Wednesday, April 30, 2014

Exam stress? What exam stress?

I have a feeling that Scottish school pupils are sitting their English SQA exams today. If not, it was yesterday - we retired teachers become quite hazy about these once crucial dates - and, incidentally, I'd be fascinated to see what the new English exam paper looked like, if anyone reading this can tell me. But the discussion on the radio took me further back, as I was suddenly overcome with the sensation of being 17 and in the middle of my own Highers.

I am one of the age group who sat the very first Scottish O-Grade. Because I attended a selective senior secondary school, in the double-language stream, we were told that we would merely take such O-Grades as were deemed necessary for us individually, "in the by-going" as they said. No exam leave as such - just the day of the exam itself. We all sat Arithmetic; I also took the exams in Physics, Chemistry and Maths (not my best subjects, so an insurance policy) as well as Geography (which I would then drop until S6).

So my memory of being 17 actually slipped back to one day in S4, when I was 16. I think it may have been yesterday's sun that did it; I sat O-Grade Arithmetic on a glorious sunny morning in Hillhead High School and then I took off. I met my mother at Queen Street station at lunchtime - she coming from the school where she taught mornings, I fresh from the sums - and we hopped on a train to Edinburgh. There we climbed Salisbury Crags, sat in the sun, and went for our tea before the train home. It was my first taste of freedom.

And it was this freedom that came back to me as I listened to people recounting their exam horrors, the stress they were under, the nerves and the late night studying and the lack of sleep. I honestly remember nothing of these. I recall the freedom of being alone in the empty house with hours of study before me - for we did have exam leave in S5 - and the chance to do what I wanted when I wanted. As the sun moved round to the back garden I would take my chemistry notebook outside to swot equations (I never really understood chemistry, so everything had to be learned by rote.
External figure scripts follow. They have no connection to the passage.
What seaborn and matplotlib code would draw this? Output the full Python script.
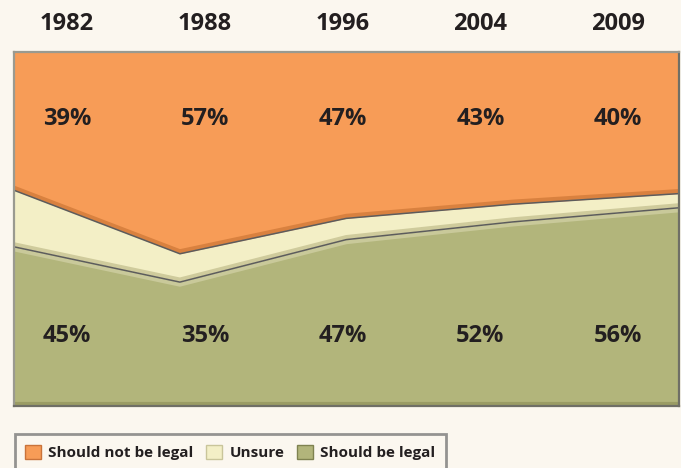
import matplotlib.pyplot as plt
import matplotlib.transforms as mtransforms
import numpy as np
import pandas as pd
import seaborn as sns
from matplotlib.patches import Patch

years = ["1982", "1988", "1996", "2004", "2009"]
should_be_legal = [45, 35, 47, 52, 56]
unsure = [16, 8, 6, 5, 4]
should_not_be_legal = [39, 57, 47, 43, 40]

BG = "#fbf7ef"
ORANGE = "#f79c57"
CREAM = "#f3efc6"
GREEN = "#b2b57b"
INK = "#231f20"

sns.set_theme(style="white")
plt.rcParams["font.family"] = ["Open Sans", "DejaVu Sans"]

fig = plt.figure(figsize=(6.81, 4.68), dpi=100, facecolor=BG)
ax = fig.add_axes([13.5 / 681, 62 / 468, 665.5 / 681, 354 / 468])

x = np.arange(len(years))
ax.stackplot(x, should_be_legal, unsure, should_not_be_legal,
             colors=[GREEN, CREAM, ORANGE], linewidth=0)

# boundary lines with a soft shade next to them
df = pd.DataFrame({
    "x": np.concatenate([x, x]),
    "y": np.concatenate([np.array(should_be_legal),
                         np.array(should_be_legal) + np.array(unsure)]),
    "edge": ["low"] * len(x) + ["high"] * len(x),
})
shade_up = mtransforms.offset_copy(ax.transData, fig=fig, x=0, y=2.5, units="dots")
shade_dn = mtransforms.offset_copy(ax.transData, fig=fig, x=0, y=-2.5, units="dots")
low = df[df.edge == "low"]
high = df[df.edge == "high"]
ax.plot(high.x, high.y, color="#d9813f", lw=3, transform=shade_up, solid_capstyle="butt")
ax.plot(low.x, low.y, color="#cfcb9c", lw=3, transform=shade_up, solid_capstyle="butt")
ax.plot(low.x, low.y, color="#c9c99a", lw=3, transform=shade_dn, solid_capstyle="butt")
sns.lineplot(data=df, x="x", y="y", units="edge", estimator=None,
             color="#5c5c5c", lw=1.1, ax=ax, legend=False)

# bevel shade along the bottom edge
ax.plot([0, 1], [0.006, 0.006], transform=ax.transAxes, color="#9a9c64", lw=3, solid_capstyle="butt")

ax.set_xlim(0, 4)
ax.set_ylim(0, 100)
ax.set_xticks([])
ax.set_yticks([])
ax.set_xlabel("")
ax.set_ylabel("")
for side, sp in ax.spines.items():
    sp.set_visible(True)
    sp.set_linewidth(1.6)
    sp.set_color("#6f6f66" if side in ("bottom", "right") else "#9a9a90")

# labels sit in evenly spaced columns
label_x = [0.322 + 0.828 * i for i in range(len(years))]
for lx, yr, top, bot in zip(label_x, years, should_not_be_legal, should_be_legal):
    ax.text(lx, 1.079, yr, transform=ax.get_xaxis_transform(), ha="center", va="center",
            fontsize=17, fontweight="bold", color=INK)
    ax.text(lx, 81.2, f"{top}%", ha="center", va="center",
            fontsize=17, fontweight="bold", color=INK)
    ax.text(lx, 19.9, f"{bot}%", ha="center", va="center",
            fontsize=17, fontweight="bold", color=INK)

handles = [
    Patch(facecolor=ORANGE, edgecolor="#c9733a", label="Should not be legal"),
    Patch(facecolor=CREAM, edgecolor="#c9c59a", label="Unsure"),
    Patch(facecolor=GREEN, edgecolor="#7f8250", label="Should be legal"),
]
leg = fig.legend(handles=handles, loc="upper left", bbox_to_anchor=(14.5 / 681, 1 - 434 / 468),
                 ncol=3, frameon=True, fancybox=False, fontsize=11,
                 handlelength=1.05, handleheight=1.05, handletextpad=0.45,
                 columnspacing=0.85, borderpad=0.7, borderaxespad=0)
leg.get_frame().set_edgecolor("#7a7a7a")
leg.get_frame().set_linewidth(2)
leg.get_frame().set_facecolor(BG)
for t in leg.get_texts():
    t.set_fontweight("bold")
    t.set_color(INK)

fig.savefig("out.png", dpi=100, facecolor=BG)
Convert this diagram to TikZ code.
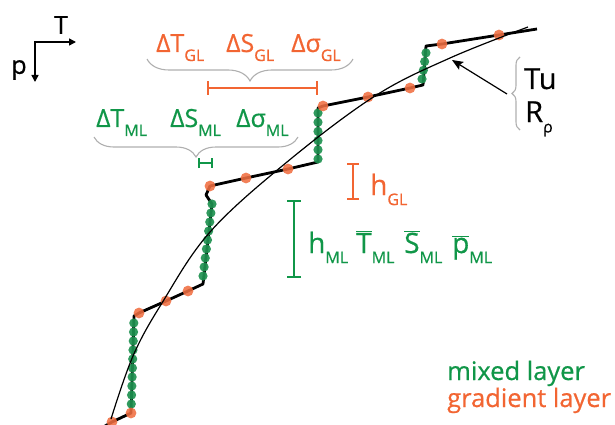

I scraped a Higher). I grew tanned and relaxed, though there was always some turquoise ink staining the hand I'd used to cover what I was learning. I'd take afternoons off and walk the half-hour or so to school for orchestra practice, sauntering in as the bell went at 4pm, enjoying seeing friends and adored music teachers as we rehearsed for the Glasgow Music Festival (unaccountably, this was always at the end of May, so we were actually working our butts off at the same time as studying; I actually found the tension of the Festival much worse than that produced by exams).

By the time I reached my last exams (what were they in S5? French? Chemistry?) I had been off school for perhaps a fortnight and was bored with my holiday. Yes, I did last-minute revision, but it never felt more than a kind of obligation. Maybe we'd been so rigorously pushed in class that we knew most of the stuff already. The Hamlet stuff I'd mugged up so assiduously went out of the window when I saw the question (about Shakespeare's tragic heroines - I ask you!) and switched regretfully to comedy with Twelfth Night; the Latin was its usual slightly worrying breeze of being finished almost an hour early (I never liked going over what I'd written in an exam). I always assumed, I think, that I'd pass - even in the subjects I was destined to scrape through I never believed I'd actually fail - and I was eager to get on with orchestra and end-of-term nonsense and being out in the sun with my pals. (Hillhead in these days had open corridors ...)

So my memories clashed happily with the programme on the radio as I wandered in and out of the sunny garden and felt 17 again. As to whether I'd care to be 17 again ... that's another matter.

Ah. There's something I forgot to mention: I experimented with cigarettes, in exam leave. Daring, huh?